Collected data entries
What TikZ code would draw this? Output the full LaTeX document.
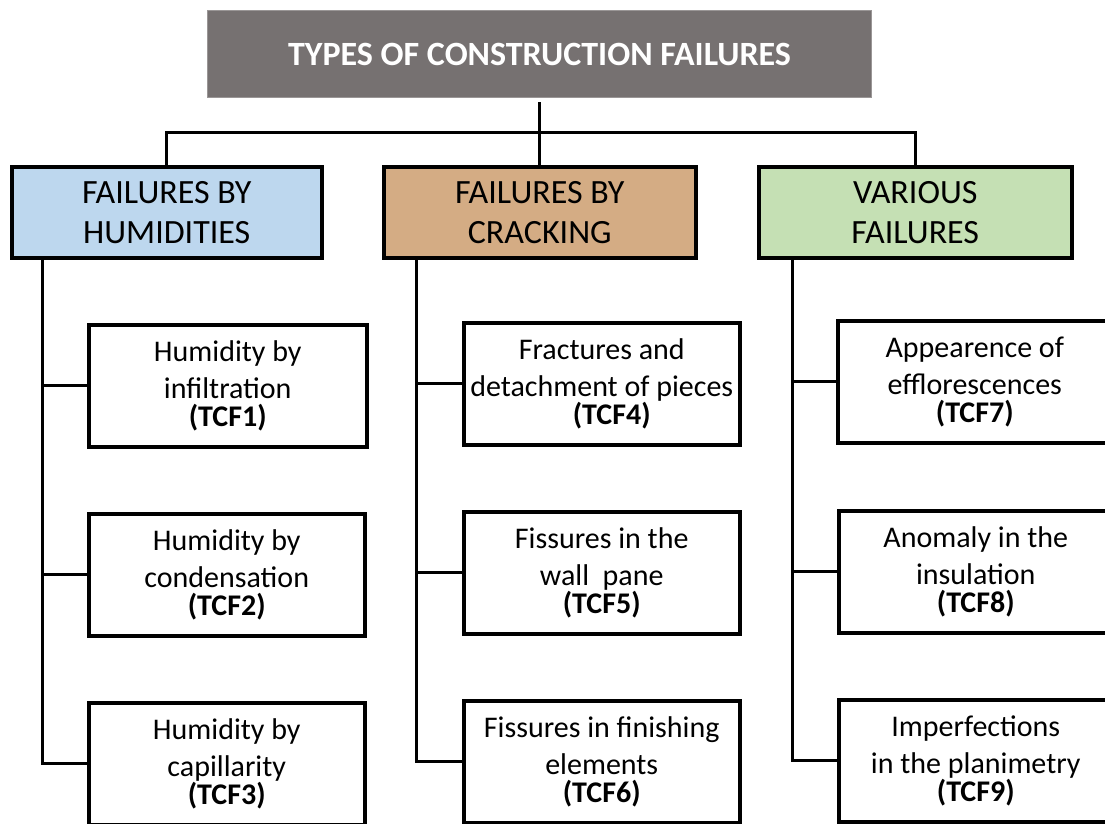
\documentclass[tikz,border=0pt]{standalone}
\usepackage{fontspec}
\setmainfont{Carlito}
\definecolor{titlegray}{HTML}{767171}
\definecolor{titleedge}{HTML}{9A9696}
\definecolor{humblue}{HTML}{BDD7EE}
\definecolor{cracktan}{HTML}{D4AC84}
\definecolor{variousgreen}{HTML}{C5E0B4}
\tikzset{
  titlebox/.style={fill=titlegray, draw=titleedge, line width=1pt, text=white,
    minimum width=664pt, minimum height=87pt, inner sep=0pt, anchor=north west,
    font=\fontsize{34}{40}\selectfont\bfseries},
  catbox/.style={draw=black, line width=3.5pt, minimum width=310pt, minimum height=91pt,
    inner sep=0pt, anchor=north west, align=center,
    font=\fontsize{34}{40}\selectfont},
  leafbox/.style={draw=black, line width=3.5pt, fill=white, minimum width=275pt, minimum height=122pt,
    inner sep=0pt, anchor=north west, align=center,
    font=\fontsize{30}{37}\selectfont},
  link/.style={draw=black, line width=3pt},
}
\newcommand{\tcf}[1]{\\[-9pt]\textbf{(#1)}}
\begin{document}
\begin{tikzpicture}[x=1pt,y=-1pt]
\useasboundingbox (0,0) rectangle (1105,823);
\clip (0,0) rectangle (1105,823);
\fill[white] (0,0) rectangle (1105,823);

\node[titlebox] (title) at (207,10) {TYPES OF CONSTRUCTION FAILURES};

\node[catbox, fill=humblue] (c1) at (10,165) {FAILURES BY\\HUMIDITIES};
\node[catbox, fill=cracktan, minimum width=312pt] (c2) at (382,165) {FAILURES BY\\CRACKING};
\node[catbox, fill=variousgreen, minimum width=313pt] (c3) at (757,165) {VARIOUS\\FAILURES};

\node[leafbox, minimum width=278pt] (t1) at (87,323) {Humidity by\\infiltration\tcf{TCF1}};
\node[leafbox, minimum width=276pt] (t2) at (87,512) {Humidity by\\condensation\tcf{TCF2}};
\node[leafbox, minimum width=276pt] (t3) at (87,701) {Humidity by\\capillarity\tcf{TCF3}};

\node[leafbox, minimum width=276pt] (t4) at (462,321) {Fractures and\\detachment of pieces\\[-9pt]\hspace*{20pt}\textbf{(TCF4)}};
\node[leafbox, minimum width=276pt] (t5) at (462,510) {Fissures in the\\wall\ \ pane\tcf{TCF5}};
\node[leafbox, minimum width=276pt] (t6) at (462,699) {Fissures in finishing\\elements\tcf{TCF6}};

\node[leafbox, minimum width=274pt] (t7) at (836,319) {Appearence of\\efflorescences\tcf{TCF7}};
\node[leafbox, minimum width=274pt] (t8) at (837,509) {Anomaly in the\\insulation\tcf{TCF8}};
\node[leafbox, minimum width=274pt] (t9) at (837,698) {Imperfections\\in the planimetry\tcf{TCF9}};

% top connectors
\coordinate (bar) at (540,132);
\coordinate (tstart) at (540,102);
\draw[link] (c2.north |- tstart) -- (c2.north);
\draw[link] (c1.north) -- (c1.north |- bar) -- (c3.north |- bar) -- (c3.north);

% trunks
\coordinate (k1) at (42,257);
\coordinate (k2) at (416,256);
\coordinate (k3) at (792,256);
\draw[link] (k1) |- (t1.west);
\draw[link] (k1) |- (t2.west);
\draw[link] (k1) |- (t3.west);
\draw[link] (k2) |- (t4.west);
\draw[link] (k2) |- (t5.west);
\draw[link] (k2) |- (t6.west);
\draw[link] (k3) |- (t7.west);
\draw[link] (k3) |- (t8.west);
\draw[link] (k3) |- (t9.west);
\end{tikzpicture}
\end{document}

==

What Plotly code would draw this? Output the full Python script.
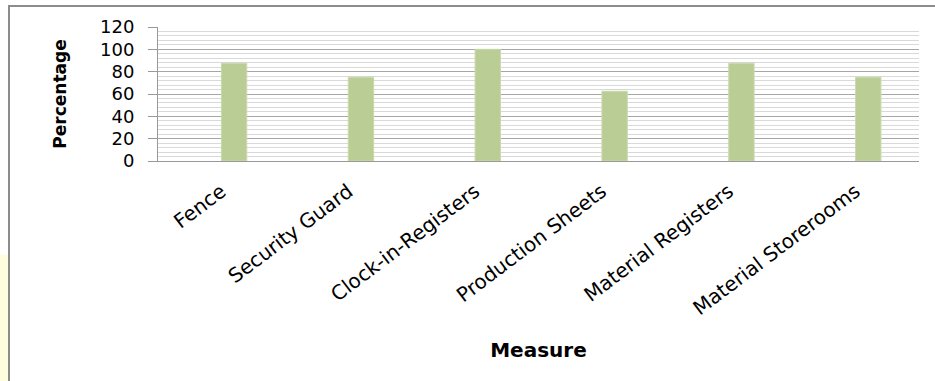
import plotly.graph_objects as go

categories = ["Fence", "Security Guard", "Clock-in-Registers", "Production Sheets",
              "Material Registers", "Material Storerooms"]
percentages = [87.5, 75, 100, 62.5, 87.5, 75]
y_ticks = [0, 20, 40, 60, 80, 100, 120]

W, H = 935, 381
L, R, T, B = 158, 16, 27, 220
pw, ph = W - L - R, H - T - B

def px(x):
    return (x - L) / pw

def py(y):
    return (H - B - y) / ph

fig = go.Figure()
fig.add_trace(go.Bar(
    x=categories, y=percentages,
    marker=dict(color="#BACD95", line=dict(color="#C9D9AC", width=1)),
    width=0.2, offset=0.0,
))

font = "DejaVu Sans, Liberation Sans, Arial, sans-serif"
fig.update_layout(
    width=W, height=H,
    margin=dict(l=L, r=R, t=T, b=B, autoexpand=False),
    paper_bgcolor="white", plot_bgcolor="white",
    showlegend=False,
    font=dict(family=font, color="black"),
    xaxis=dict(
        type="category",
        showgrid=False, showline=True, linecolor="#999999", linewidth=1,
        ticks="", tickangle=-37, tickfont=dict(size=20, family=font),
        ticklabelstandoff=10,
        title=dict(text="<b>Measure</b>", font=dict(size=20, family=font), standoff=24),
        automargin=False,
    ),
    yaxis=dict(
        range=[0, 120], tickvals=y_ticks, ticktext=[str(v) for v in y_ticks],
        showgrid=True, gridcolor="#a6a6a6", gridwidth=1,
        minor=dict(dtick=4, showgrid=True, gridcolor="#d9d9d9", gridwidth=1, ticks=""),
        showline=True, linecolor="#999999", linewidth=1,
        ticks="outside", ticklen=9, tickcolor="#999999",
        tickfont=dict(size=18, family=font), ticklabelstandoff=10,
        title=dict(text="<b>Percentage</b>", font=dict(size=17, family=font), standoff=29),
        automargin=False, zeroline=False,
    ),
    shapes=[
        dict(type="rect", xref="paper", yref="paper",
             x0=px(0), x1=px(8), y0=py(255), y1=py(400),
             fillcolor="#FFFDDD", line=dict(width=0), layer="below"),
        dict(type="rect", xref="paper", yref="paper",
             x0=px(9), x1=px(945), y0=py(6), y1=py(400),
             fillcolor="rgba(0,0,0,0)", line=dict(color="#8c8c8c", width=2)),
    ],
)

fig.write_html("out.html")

* * *

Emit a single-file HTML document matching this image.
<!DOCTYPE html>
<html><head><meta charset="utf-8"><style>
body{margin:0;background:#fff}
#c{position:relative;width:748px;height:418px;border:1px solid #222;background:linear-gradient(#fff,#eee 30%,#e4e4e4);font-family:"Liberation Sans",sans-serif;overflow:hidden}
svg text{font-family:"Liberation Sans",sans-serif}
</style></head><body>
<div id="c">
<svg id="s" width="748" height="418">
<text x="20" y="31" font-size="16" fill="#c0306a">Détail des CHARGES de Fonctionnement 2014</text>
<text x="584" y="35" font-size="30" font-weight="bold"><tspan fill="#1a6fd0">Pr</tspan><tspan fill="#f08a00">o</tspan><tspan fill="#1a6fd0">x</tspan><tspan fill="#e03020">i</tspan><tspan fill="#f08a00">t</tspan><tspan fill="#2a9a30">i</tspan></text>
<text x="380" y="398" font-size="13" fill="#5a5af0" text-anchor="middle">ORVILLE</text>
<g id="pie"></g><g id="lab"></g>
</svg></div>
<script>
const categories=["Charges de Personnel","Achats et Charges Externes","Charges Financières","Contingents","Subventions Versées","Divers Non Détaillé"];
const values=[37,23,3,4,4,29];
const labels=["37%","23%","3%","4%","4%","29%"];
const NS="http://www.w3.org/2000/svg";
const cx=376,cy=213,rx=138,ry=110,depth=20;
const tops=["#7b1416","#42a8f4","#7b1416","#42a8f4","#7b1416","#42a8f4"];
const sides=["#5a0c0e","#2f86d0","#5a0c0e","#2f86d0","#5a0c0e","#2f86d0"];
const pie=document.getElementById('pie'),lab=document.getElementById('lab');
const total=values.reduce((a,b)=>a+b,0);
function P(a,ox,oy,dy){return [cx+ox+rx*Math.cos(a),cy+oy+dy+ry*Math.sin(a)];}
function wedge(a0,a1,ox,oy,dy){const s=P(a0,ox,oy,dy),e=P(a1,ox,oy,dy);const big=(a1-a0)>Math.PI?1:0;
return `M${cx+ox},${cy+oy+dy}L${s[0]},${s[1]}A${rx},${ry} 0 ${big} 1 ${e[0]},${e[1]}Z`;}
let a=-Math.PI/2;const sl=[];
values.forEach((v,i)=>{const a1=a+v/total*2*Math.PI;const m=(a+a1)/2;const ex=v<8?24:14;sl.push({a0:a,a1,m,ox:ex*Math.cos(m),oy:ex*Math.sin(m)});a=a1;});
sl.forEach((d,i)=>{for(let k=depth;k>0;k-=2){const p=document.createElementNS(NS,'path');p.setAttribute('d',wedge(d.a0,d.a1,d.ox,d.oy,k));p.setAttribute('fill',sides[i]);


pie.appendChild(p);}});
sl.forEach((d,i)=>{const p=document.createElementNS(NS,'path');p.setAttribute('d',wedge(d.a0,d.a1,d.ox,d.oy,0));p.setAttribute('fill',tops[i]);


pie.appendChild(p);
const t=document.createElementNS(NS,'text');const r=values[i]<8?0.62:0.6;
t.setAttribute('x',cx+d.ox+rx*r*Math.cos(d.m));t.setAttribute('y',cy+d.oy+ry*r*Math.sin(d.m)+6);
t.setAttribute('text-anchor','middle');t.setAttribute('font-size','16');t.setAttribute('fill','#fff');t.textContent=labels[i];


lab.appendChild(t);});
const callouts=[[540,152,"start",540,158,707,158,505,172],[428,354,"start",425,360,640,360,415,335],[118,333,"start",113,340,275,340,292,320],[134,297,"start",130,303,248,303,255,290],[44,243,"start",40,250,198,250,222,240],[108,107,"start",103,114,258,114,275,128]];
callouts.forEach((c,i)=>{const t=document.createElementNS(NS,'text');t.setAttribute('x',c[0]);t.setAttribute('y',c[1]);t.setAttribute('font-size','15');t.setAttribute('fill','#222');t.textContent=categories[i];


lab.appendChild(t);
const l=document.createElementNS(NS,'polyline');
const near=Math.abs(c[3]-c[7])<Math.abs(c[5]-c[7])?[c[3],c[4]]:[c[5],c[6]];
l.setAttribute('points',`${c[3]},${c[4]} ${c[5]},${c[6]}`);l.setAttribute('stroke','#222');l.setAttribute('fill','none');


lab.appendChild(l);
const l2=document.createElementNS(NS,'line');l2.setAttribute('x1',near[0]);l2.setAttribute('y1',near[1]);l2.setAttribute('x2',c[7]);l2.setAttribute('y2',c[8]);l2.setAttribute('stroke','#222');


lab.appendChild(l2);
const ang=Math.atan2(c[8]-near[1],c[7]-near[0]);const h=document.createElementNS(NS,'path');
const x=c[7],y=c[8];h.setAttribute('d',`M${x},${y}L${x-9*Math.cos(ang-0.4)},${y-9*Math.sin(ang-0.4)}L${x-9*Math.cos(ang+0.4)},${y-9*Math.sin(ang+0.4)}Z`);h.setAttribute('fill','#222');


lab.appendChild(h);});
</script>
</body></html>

**Requirements:** Extract exactly the lines running from the line containing "What TikZ code" to the line containing "(title) at (207,10)", with both end lines included and all pictures left out.

**Finished task:**
What TikZ code would draw this? Output the full LaTeX document.
\documentclass[tikz,border=0pt]{standalone}
\usepackage{fontspec}
\setmainfont{Carlito}
\definecolor{titlegray}{HTML}{767171}
\definecolor{titleedge}{HTML}{9A9696}
\definecolor{humblue}{HTML}{BDD7EE}
\definecolor{cracktan}{HTML}{D4AC84}
\definecolor{variousgreen}{HTML}{C5E0B4}
\tikzset{
  titlebox/.style={fill=titlegray, draw=titleedge, line width=1pt, text=white,
    minimum width=664pt, minimum height=87pt, inner sep=0pt, anchor=north west,
    font=\fontsize{34}{40}\selectfont\bfseries},
  catbox/.style={draw=black, line width=3.5pt, minimum width=310pt, minimum height=91pt,
    inner sep=0pt, anchor=north west, align=center,
    font=\fontsize{34}{40}\selectfont},
  leafbox/.style={draw=black, line width=3.5pt, fill=white, minimum width=275pt, minimum height=122pt,
    inner sep=0pt, anchor=north west, align=center,
    font=\fontsize{30}{37}\selectfont},
  link/.style={draw=black, line width=3pt},
}
\newcommand{\tcf}[1]{\\[-9pt]\textbf{(#1)}}
\begin{document}
\begin{tikzpicture}[x=1pt,y=-1pt]
\useasboundingbox (0,0) rectangle (1105,823);
\clip (0,0) rectangle (1105,823);
\fill[white] (0,0) rectangle (1105,823);

\node[titlebox] (title) at (207,10) {TYPES OF CONSTRUCTION FAILURES};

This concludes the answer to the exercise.